EXERCISE DIRECTIONS: Your task is to copy the listing exactly. Drop any pictures from the copy.

RAW DATA:
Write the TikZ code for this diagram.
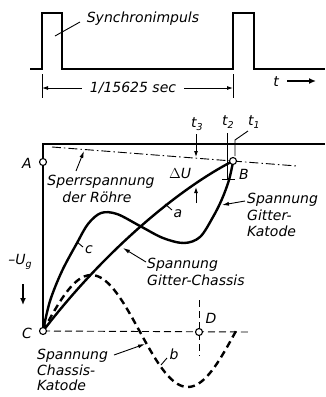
\documentclass[tikz,border=0pt]{standalone}
\usepackage{fontspec}
\setmainfont{DejaVu Sans}
\usetikzlibrary{arrows.meta}
\newcommand{\lsub}[1]{\raisebox{-0.25em}{\fontsize{9.5}{10}\selectfont #1}}
\begin{document}
\begin{tikzpicture}[x=1pt,y=-1pt,
  lbl/.style={font=\fontsize{14}{15}\selectfont\itshape, inner sep=0pt},
  heavy/.style={line width=2.3pt, line join=miter},
  curve/.style={line width=2.4pt, line cap=round, line join=round},
  dcurve/.style={line width=2.4pt, dash pattern=on 7pt off 4.5pt},
  thinline/.style={line width=0.9pt},
  tipa/.style={-{Latex[length=7pt,width=4pt]}},
  tipb/.style={-{Latex[length=6pt,width=4pt]}},
  pt/.style={circle, draw, fill=white, line width=1.1pt, minimum size=7pt, inner sep=0pt}
]
\useasboundingbox (0,0) rectangle (325,397);

% ---- pulse train
\draw[heavy] (30,69) -- (42,69) -- (42,13) -- (62,13) -- (62,69) -- (233,69) -- (233,13) -- (254,13) -- (254,69) -- (325,69);
\node[lbl] (sync) at (143,19) {Synchronimpuls};
\draw[thinline] (55,36) -- (80,22);
\draw[thinline] (42,74) -- (42,98);
\draw[thinline] (233,74) -- (233,98);
\node[lbl, fill=white, inner sep=2pt] (per) at (133,88) {1/15625 sec};
\coordinate (pl) at (42,88);
\coordinate (pr) at (233,88);
\draw[thinline, tipb] (per.west) ++(-6,0) -- (pl);
\draw[thinline, tipb] (per.east) ++(6,0) -- (pr);
\node[lbl] (tlab) at (276,82) {t};
\coordinate (tarr) at (316,81);
\draw[line width=1.8pt, -{Latex[length=7pt,width=6pt]}] (287,81) -- (tarr);

% ---- frame
\coordinate (A) at (43,162);
\coordinate (B) at (233,161);
\coordinate (C) at (43,331);
\coordinate (D) at (199,332);
\draw[heavy] (325,144) -- (43,144) -- (C);

% dash-dot blocking voltage line
\coordinate (dd1) at (52,147);
\coordinate (dd2) at (297,166);
\draw[thinline, dash pattern=on 9pt off 3pt on 1.5pt off 3pt] (dd1) -- (dd2);
\coordinate (sp) at (84,151);
\draw[thinline, tipa] (76,171) -- (sp);
\node[lbl] (sperr) at (101,182) {Sperrspannung};
\node[lbl] (roehre) at (97,197) {der Röhre};

% dashed axis through C and D
\draw[thinline, dash pattern=on 7pt off 4pt] (C) -- (248,332);
\draw[thinline, dash pattern=on 7pt off 4pt] (199,300) -- (199,356);

% curve b (dashed sine)
\draw[dcurve] plot[domain=43:236, samples=80, smooth] (\x, {331-56*sin(1.8653*(\x-43))});

% curve a
\draw[curve] (C) .. controls (105,250) and (180,188) .. (B);

% curve c
\draw[curve] plot[smooth, tension=0.55] coordinates {(43,331) (50,301) (62,271) (77,243) (88,224) (101,213) (117,214) (140,226) (163,238) (184,243) (200,237) (213,217) (222,199) (229,180) (233,162)};

% Delta U
\node[lbl] (dU) at (180,173) {$\Delta$U};
\coordinate (dUtop) at (196,157);
\coordinate (dUbot) at (196,187);
\draw[thinline, tipb] (196,134) -- (dUtop);
\draw[thinline, tipb] (196,203) -- (dUbot);

% t markers
\node[lbl] (t3) at (197,124) {t\lsub{3}};
\node[lbl] (t2) at (228,122) {t\lsub{2}};
\node[lbl] (t1) at (254,122) {t\lsub{1}};
\draw[thinline] (227,133) -- (227,180);
\draw[thinline] (222,179) -- (235,179);
\draw[thinline] (248,131) -- (235,140) -- (235,156);

% points
\node[pt] (Ap) at (A) {};
\node[pt] (Bp) at (B) {};
\node[pt] (Cp) at (C) {};
\node[pt] (Dp) at (D) {};
\node[lbl] (Al) at (27,163) {A};
\node[lbl] (Bl) at (244,174) {B};
\node[lbl] (Cl) at (27,333) {C};
\node[lbl] (Dl) at (211,318) {D};

% curve labels
\draw[thinline] (165,204) -- (172,210);
\node[lbl] (la) at (178,214) {a};
\draw[thinline] (77,242) -- (83,247);
\node[lbl] (lc) at (89,250) {c};
\draw[thinline] (161,365) -- (167,358);
\node[lbl] (lb) at (174,354) {b};

% Spannung Gitter-Katode
\node[lbl, anchor=west, align=left, font=\fontsize{14}{16.5}\selectfont\itshape] (gk) at (247,215) {Spannung\\Gitter-\\Katode};
\coordinate (gktip) at (222,205);
\draw[thinline, tipa] (245,201) -- (gktip);

% Spannung Gitter-Chassis
\node[lbl, anchor=west, align=left, font=\fontsize{14}{17.5}\selectfont\itshape] (gc) at (147,272) {Spannung\\Gitter-Chassis};
\coordinate (gctip) at (123,248);
\draw[thinline, tipa] (146,262) -- (gctip);

% Spannung Chassis-Katode
\node[lbl, anchor=west, align=left, font=\fontsize{14}{15.5}\selectfont\itshape] (ck) at (37,370) {Spannung\\Chassis-\\Katode};
\coordinate (cktip) at (145,344);
\draw[thinline, tipa] (114,355) -- (cktip);

% -Ug
\node[lbl] (ug) at (20,262) {\textendash U\lsub{g}};
\coordinate (ugtip) at (23,305);
\draw[line width=1.8pt, -{Latex[length=7pt,width=6pt]}] (23,284) -- (ugtip);
\end{tikzpicture}
\end{document}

ANSWER TO THIS PROBLEM:
Write the TikZ code for this diagram.
\documentclass[tikz,border=0pt]{standalone}
\usepackage{fontspec}
\setmainfont{DejaVu Sans}
\usetikzlibrary{arrows.meta}
\newcommand{\lsub}[1]{\raisebox{-0.25em}{\fontsize{9.5}{10}\selectfont #1}}
\begin{document}
\begin{tikzpicture}[x=1pt,y=-1pt,
  lbl/.style={font=\fontsize{14}{15}\selectfont\itshape, inner sep=0pt},
  heavy/.style={line width=2.3pt, line join=miter},
  curve/.style={line width=2.4pt, line cap=round, line join=round},
  dcurve/.style={line width=2.4pt, dash pattern=on 7pt off 4.5pt},
  thinline/.style={line width=0.9pt},
  tipa/.style={-{Latex[length=7pt,width=4pt]}},
  tipb/.style={-{Latex[length=6pt,width=4pt]}},
  pt/.style={circle, draw, fill=white, line width=1.1pt, minimum size=7pt, inner sep=0pt}
]
\useasboundingbox (0,0) rectangle (325,397);

% ---- pulse train
\draw[heavy] (30,69) -- (42,69) -- (42,13) -- (62,13) -- (62,69) -- (233,69) -- (233,13) -- (254,13) -- (254,69) -- (325,69);
\node[lbl] (sync) at (143,19) {Synchronimpuls};
\draw[thinline] (55,36) -- (80,22);
\draw[thinline] (42,74) -- (42,98);
\draw[thinline] (233,74) -- (233,98);
\node[lbl, fill=white, inner sep=2pt] (per) at (133,88) {1/15625 sec};
\coordinate (pl) at (42,88);
\coordinate (pr) at (233,88);
\draw[thinline, tipb] (per.west) ++(-6,0) -- (pl);
\draw[thinline, tipb] (per.east) ++(6,0) -- (pr);
\node[lbl] (tlab) at (276,82) {t};
\coordinate (tarr) at (316,81);
\draw[line width=1.8pt, -{Latex[length=7pt,width=6pt]}] (287,81) -- (tarr);

% ---- frame
\coordinate (A) at (43,162);
\coordinate (B) at (233,161);
\coordinate (C) at (43,331);
\coordinate (D) at (199,332);
\draw[heavy] (325,144) -- (43,144) -- (C);

% dash-dot blocking voltage line
\coordinate (dd1) at (52,147);
\coordinate (dd2) at (297,166);
\draw[thinline, dash pattern=on 9pt off 3pt on 1.5pt off 3pt] (dd1) -- (dd2);
\coordinate (sp) at (84,151);
\draw[thinline, tipa] (76,171) -- (sp);
\node[lbl] (sperr) at (101,182) {Sperrspannung};
\node[lbl] (roehre) at (97,197) {der Röhre};

% dashed axis through C and D
\draw[thinline, dash pattern=on 7pt off 4pt] (C) -- (248,332);
\draw[thinline, dash pattern=on 7pt off 4pt] (199,300) -- (199,356);

% curve b (dashed sine)
\draw[dcurve] plot[domain=43:236, samples=80, smooth] (\x, {331-56*sin(1.8653*(\x-43))});

% curve a
\draw[curve] (C) .. controls (105,250) and (180,188) .. (B);

% curve c
\draw[curve] plot[smooth, tension=0.55] coordinates {(43,331) (50,301) (62,271) (77,243) (88,224) (101,213) (117,214) (140,226) (163,238) (184,243) (200,237) (213,217) (222,199) (229,180) (233,162)};

% Delta U
\node[lbl] (dU) at (180,173) {$\Delta$U};
\coordinate (dUtop) at (196,157);
\coordinate (dUbot) at (196,187);
\draw[thinline, tipb] (196,134) -- (dUtop);
\draw[thinline, tipb] (196,203) -- (dUbot);

% t markers
\node[lbl] (t3) at (197,124) {t\lsub{3}};
\node[lbl] (t2) at (228,122) {t\lsub{2}};
\node[lbl] (t1) at (254,122) {t\lsub{1}};
\draw[thinline] (227,133) -- (227,180);
\draw[thinline] (222,179) -- (235,179);
\draw[thinline] (248,131) -- (235,140) -- (235,156);

% points
\node[pt] (Ap) at (A) {};
\node[pt] (Bp) at (B) {};
\node[pt] (Cp) at (C) {};
\node[pt] (Dp) at (D) {};
\node[lbl] (Al) at (27,163) {A};
\node[lbl] (Bl) at (244,174) {B};
\node[lbl] (Cl) at (27,333) {C};
\node[lbl] (Dl) at (211,318) {D};

% curve labels
\draw[thinline] (165,204) -- (172,210);
\node[lbl] (la) at (178,214) {a};
\draw[thinline] (77,242) -- (83,247);
\node[lbl] (lc) at (89,250) {c};
\draw[thinline] (161,365) -- (167,358);
\node[lbl] (lb) at (174,354) {b};

% Spannung Gitter-Katode
\node[lbl, anchor=west, align=left, font=\fontsize{14}{16.5}\selectfont\itshape] (gk) at (247,215) {Spannung\\Gitter-\\Katode};
\coordinate (gktip) at (222,205);
\draw[thinline, tipa] (245,201) -- (gktip);

% Spannung Gitter-Chassis
\node[lbl, anchor=west, align=left, font=\fontsize{14}{17.5}\selectfont\itshape] (gc) at (147,272) {Spannung\\Gitter-Chassis};
\coordinate (gctip) at (123,248);
\draw[thinline, tipa] (146,262) -- (gctip);

% Spannung Chassis-Katode
\node[lbl, anchor=west, align=left, font=\fontsize{14}{15.5}\selectfont\itshape] (ck) at (37,370) {Spannung\\Chassis-\\Katode};
\coordinate (cktip) at (145,344);
\draw[thinline, tipa] (114,355) -- (cktip);

% -Ug
\node[lbl] (ug) at (20,262) {\textendash U\lsub{g}};
\coordinate (ugtip) at (23,305);
\draw[line width=1.8pt, -{Latex[length=7pt,width=6pt]}] (23,284) -- (ugtip);
\end{tikzpicture}
\end{document}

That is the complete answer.